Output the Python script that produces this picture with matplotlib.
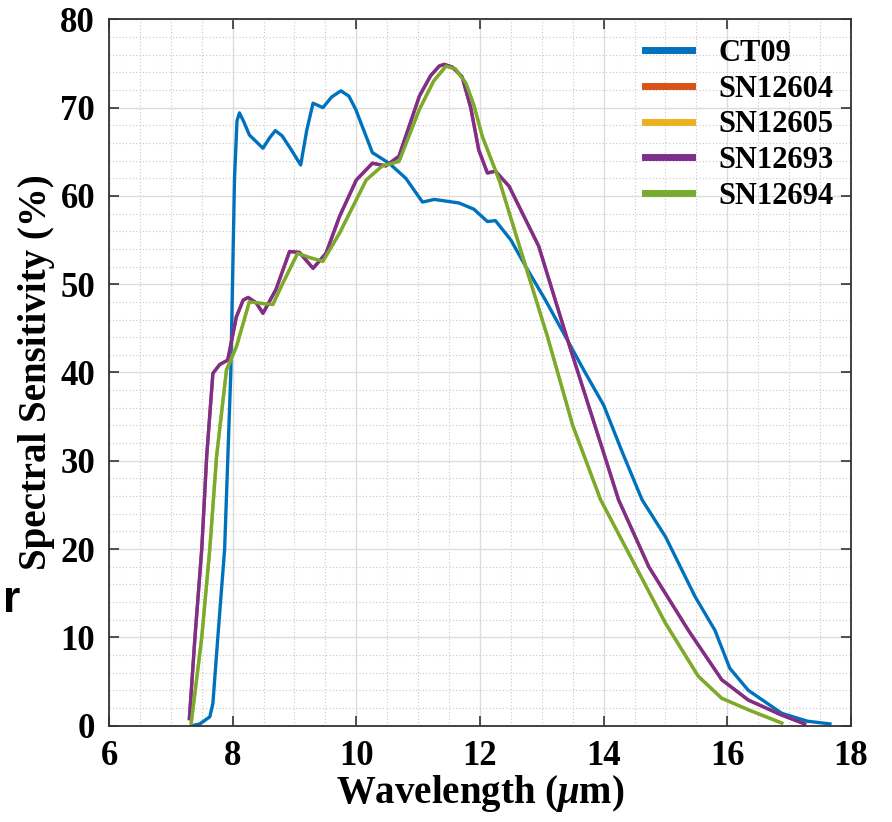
# spectral sensitivity curves of the detectors
import matplotlib.pyplot as plt
from matplotlib.ticker import MultipleLocator

plt.rcParams['font.family'] = ['Liberation Serif', 'DejaVu Serif']
plt.rcParams['font.weight'] = 'bold'
plt.rcParams['mathtext.fontset'] = 'custom'
plt.rcParams['mathtext.rm'] = 'Liberation Serif:bold'
plt.rcParams['mathtext.it'] = 'Liberation Serif:italic:bold'

# values
ct09_x = [7.34, 7.47, 7.63, 7.68, 7.76, 7.87, 7.97, 8.03, 8.07, 8.11, 8.18, 8.27, 8.49,
          8.60, 8.69, 8.80, 8.95, 9.10, 9.20, 9.30, 9.46, 9.60, 9.75, 9.88, 9.99, 10.26,
          10.53, 10.80, 11.07, 11.26, 11.66, 11.90, 12.12, 12.25, 12.50, 12.74, 13.05,
          13.38, 13.70, 14.00, 14.30, 14.62, 15.00, 15.48, 15.80, 16.04, 16.34, 16.88,
          17.30, 17.66]
ct09_y = [0.0, 0.2, 1.0, 2.5, 10.0, 20.0, 40.0, 62.0, 68.5, 69.4, 68.4, 66.9, 65.4,
          66.6, 67.4, 66.8, 65.2, 63.5, 67.5, 70.5, 70.0, 71.2, 71.9, 71.3, 69.8, 64.9,
          63.7, 62.0, 59.3, 59.6, 59.2, 58.5, 57.1, 57.2, 55.0, 52.0, 48.3,
          44.1, 40.0, 36.3, 31.0, 25.6, 21.4, 14.6, 10.8, 6.5, 4.0, 1.4,
          0.5, 0.2]

sn12693_x = [7.30, 7.39, 7.50, 7.58, 7.68, 7.79, 7.92, 8.06, 8.17, 8.25, 8.38, 8.49,
             8.70, 8.92, 9.08, 9.30, 9.51, 9.73, 10.00, 10.26, 10.48, 10.69, 10.85,
             11.02, 11.20, 11.34, 11.42, 11.55, 11.71, 11.85, 11.98, 12.12, 12.25,
             12.47, 12.95, 13.38, 14.00, 14.24, 14.73, 15.37, 15.91, 16.34, 16.88, 17.25]
sn12693_y = [0.8, 10.0, 20.0, 30.5, 39.9, 40.9, 41.4, 46.3, 48.2, 48.5, 47.9, 46.7,
             49.4, 53.7, 53.6, 51.8, 53.5, 57.7, 61.8, 63.7, 63.4, 64.5, 67.8,
             71.3, 73.6, 74.7, 74.9, 74.6, 73.5, 70.0, 65.2, 62.6, 62.8,
             61.1, 54.3, 44.5, 30.9, 25.6, 18.0, 10.8, 5.2, 2.9, 1.2, 0.2]

sn12694_x = [7.33, 7.50, 7.63, 7.74, 7.90, 8.06, 8.27, 8.50, 8.65, 8.81, 9.05, 9.25,
             9.46, 9.73, 10.16, 10.42, 10.69, 11.02, 11.25, 11.45, 11.60, 11.77, 11.90,
             12.04, 12.31, 12.74, 13.09, 13.50, 13.95, 14.46, 15.00, 15.53, 15.91,
             16.34, 16.88]
sn12694_y = [0.3, 10.0, 20.0, 30.5, 40.3, 42.9, 48.0, 47.8, 47.7, 50.1, 53.5, 53.0,
             52.6, 55.8, 61.8, 63.4, 63.9, 69.8, 73.0, 74.7, 74.4, 72.8, 70.3,
             66.7, 61.8, 52.0, 44.1, 34.0, 25.6, 18.8, 11.6, 5.6, 3.1,
             1.8, 0.3]

# SN12604 / SN12605 lie under SN12693 / SN12694 in the figure
sn12604_x, sn12604_y = sn12693_x, sn12693_y
sn12605_x, sn12605_y = sn12694_x, sn12694_y

labels = ["CT09", "SN12604", "SN12605", "SN12693", "SN12694"]
colors = ["#0072BD", "#D95319", "#EDB120", "#7E2F8E", "#77AC30"]

fig = plt.figure(figsize=(8.92, 8.22), dpi=100)
ax = fig.add_axes([0.1222, 0.1172, 0.8318, 0.8593])

series = [(ct09_x, ct09_y), (sn12604_x, sn12604_y), (sn12605_x, sn12605_y),
          (sn12693_x, sn12693_y), (sn12694_x, sn12694_y)]
for (xs, ys), lab, c in zip(series, labels, colors):
    ax.plot(xs, ys, color=c, lw=2.4, label=lab, solid_joinstyle='round')

ax.set_xlim(6, 18)
ax.set_ylim(0, 80)
ax.xaxis.set_major_locator(MultipleLocator(2))
ax.yaxis.set_major_locator(MultipleLocator(10))
ax.xaxis.set_minor_locator(MultipleLocator(0.5))
ax.yaxis.set_minor_locator(MultipleLocator(2))
ax.grid(which='major', color='#dcdcdc', lw=1.0)
ax.grid(which='minor', color='#c8c8c8', lw=0.8, ls=(0, (1, 2)))
ax.set_axisbelow(True)
ax.tick_params(which='major', direction='in', length=7, width=1.2, top=True, right=True,
               labelsize=25, pad=10, color='#333333')
ax.tick_params(which='minor', length=0)
for s in ax.spines.values():
    s.set_color('#333333')
    s.set_linewidth(1.3)

ax.set_xlabel(r'Wavelength ($\mu$m)', fontsize=28, fontweight='bold', labelpad=0)
ax.set_ylabel('Spectral Sensitivity (%)', fontsize=28, fontweight='bold', labelpad=4)

leg = ax.legend(loc='upper left', bbox_to_anchor=(645 / 892, 1 - 39 / 822),
                bbox_transform=fig.transFigure, frameon=False, borderpad=0,
                borderaxespad=0, prop={'size': 22, 'weight': 'bold'},
                handlelength=1.55, handletextpad=0.85, labelspacing=0.22)
for h in leg.get_lines():
    h.set_linewidth(5)

fig.text(0.003, 0.255, 'r', fontsize=32, fontweight='bold', family='Liberation Sans')

plt.savefig("out.png", dpi=100)
plt.close()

================================

| Problem |
Without the pictures, transcribe the listing above exactly.

| Written response |
Output the Python script that produces this picture with matplotlib.
# spectral sensitivity curves of the detectors
import matplotlib.pyplot as plt
from matplotlib.ticker import MultipleLocator

plt.rcParams['font.family'] = ['Liberation Serif', 'DejaVu Serif']
plt.rcParams['font.weight'] = 'bold'
plt.rcParams['mathtext.fontset'] = 'custom'
plt.rcParams['mathtext.rm'] = 'Liberation Serif:bold'
plt.rcParams['mathtext.it'] = 'Liberation Serif:italic:bold'

# values
ct09_x = [7.34, 7.47, 7.63, 7.68, 7.76, 7.87, 7.97, 8.03, 8.07, 8.11, 8.18, 8.27, 8.49,
          8.60, 8.69, 8.80, 8.95, 9.10, 9.20, 9.30, 9.46, 9.60, 9.75, 9.88, 9.99, 10.26,
          10.53, 10.80, 11.07, 11.26, 11.66, 11.90, 12.12, 12.25, 12.50, 12.74, 13.05,
          13.38, 13.70, 14.00, 14.30, 14.62, 15.00, 15.48, 15.80, 16.04, 16.34, 16.88,
          17.30, 17.66]
ct09_y = [0.0, 0.2, 1.0, 2.5, 10.0, 20.0, 40.0, 62.0, 68.5, 69.4, 68.4, 66.9, 65.4,
          66.6, 67.4, 66.8, 65.2, 63.5, 67.5, 70.5, 70.0, 71.2, 71.9, 71.3, 69.8, 64.9,
          63.7, 62.0, 59.3, 59.6, 59.2, 58.5, 57.1, 57.2, 55.0, 52.0, 48.3,
          44.1, 40.0, 36.3, 31.0, 25.6, 21.4, 14.6, 10.8, 6.5, 4.0, 1.4,
          0.5, 0.2]

sn12693_x = [7.30, 7.39, 7.50, 7.58, 7.68, 7.79, 7.92, 8.06, 8.17, 8.25, 8.38, 8.49,
             8.70, 8.92, 9.08, 9.30, 9.51, 9.73, 10.00, 10.26, 10.48, 10.69, 10.85,
             11.02, 11.20, 11.34, 11.42, 11.55, 11.71, 11.85, 11.98, 12.12, 12.25,
             12.47, 12.95, 13.38, 14.00, 14.24, 14.73, 15.37, 15.91, 16.34, 16.88, 17.25]
sn12693_y = [0.8, 10.0, 20.0, 30.5, 39.9, 40.9, 41.4, 46.3, 48.2, 48.5, 47.9, 46.7,
             49.4, 53.7, 53.6, 51.8, 53.5, 57.7, 61.8, 63.7, 63.4, 64.5, 67.8,
             71.3, 73.6, 74.7, 74.9, 74.6, 73.5, 70.0, 65.2, 62.6, 62.8,
             61.1, 54.3, 44.5, 30.9, 25.6, 18.0, 10.8, 5.2, 2.9, 1.2, 0.2]

sn12694_x = [7.33, 7.50, 7.63, 7.74, 7.90, 8.06, 8.27, 8.50, 8.65, 8.81, 9.05, 9.25,
             9.46, 9.73, 10.16, 10.42, 10.69, 11.02, 11.25, 11.45, 11.60, 11.77, 11.90,
             12.04, 12.31, 12.74, 13.09, 13.50, 13.95, 14.46, 15.00, 15.53, 15.91,
             16.34, 16.88]
sn12694_y = [0.3, 10.0, 20.0, 30.5, 40.3, 42.9, 48.0, 47.8, 47.7, 50.1, 53.5, 53.0,
             52.6, 55.8, 61.8, 63.4, 63.9, 69.8, 73.0, 74.7, 74.4, 72.8, 70.3,
             66.7, 61.8, 52.0, 44.1, 34.0, 25.6, 18.8, 11.6, 5.6, 3.1,
             1.8, 0.3]

# SN12604 / SN12605 lie under SN12693 / SN12694 in the figure
sn12604_x, sn12604_y = sn12693_x, sn12693_y
sn12605_x, sn12605_y = sn12694_x, sn12694_y

labels = ["CT09", "SN12604", "SN12605", "SN12693", "SN12694"]
colors = ["#0072BD", "#D95319", "#EDB120", "#7E2F8E", "#77AC30"]

fig = plt.figure(figsize=(8.92, 8.22), dpi=100)
ax = fig.add_axes([0.1222, 0.1172, 0.8318, 0.8593])

series = [(ct09_x, ct09_y), (sn12604_x, sn12604_y), (sn12605_x, sn12605_y),
          (sn12693_x, sn12693_y), (sn12694_x, sn12694_y)]
for (xs, ys), lab, c in zip(series, labels, colors):
    ax.plot(xs, ys, color=c, lw=2.4, label=lab, solid_joinstyle='round')

ax.set_xlim(6, 18)
ax.set_ylim(0, 80)
ax.xaxis.set_major_locator(MultipleLocator(2))
ax.yaxis.set_major_locator(MultipleLocator(10))
ax.xaxis.set_minor_locator(MultipleLocator(0.5))
ax.yaxis.set_minor_locator(MultipleLocator(2))
ax.grid(which='major', color='#dcdcdc', lw=1.0)
ax.grid(which='minor', color='#c8c8c8', lw=0.8, ls=(0, (1, 2)))
ax.set_axisbelow(True)
ax.tick_params(which='major', direction='in', length=7, width=1.2, top=True, right=True,
               labelsize=25, pad=10, color='#333333')
ax.tick_params(which='minor', length=0)
for s in ax.spines.values():
    s.set_color('#333333')
    s.set_linewidth(1.3)

ax.set_xlabel(r'Wavelength ($\mu$m)', fontsize=28, fontweight='bold', labelpad=0)
ax.set_ylabel('Spectral Sensitivity (%)', fontsize=28, fontweight='bold', labelpad=4)

leg = ax.legend(loc='upper left', bbox_to_anchor=(645 / 892, 1 - 39 / 822),
                bbox_transform=fig.transFigure, frameon=False, borderpad=0,
                borderaxespad=0, prop={'size': 22, 'weight': 'bold'},
                handlelength=1.55, handletextpad=0.85, labelspacing=0.22)
for h in leg.get_lines():
    h.set_linewidth(5)

fig.text(0.003, 0.255, 'r', fontsize=32, fontweight='bold', family='Liberation Sans')

plt.savefig("out.png", dpi=100)
plt.close()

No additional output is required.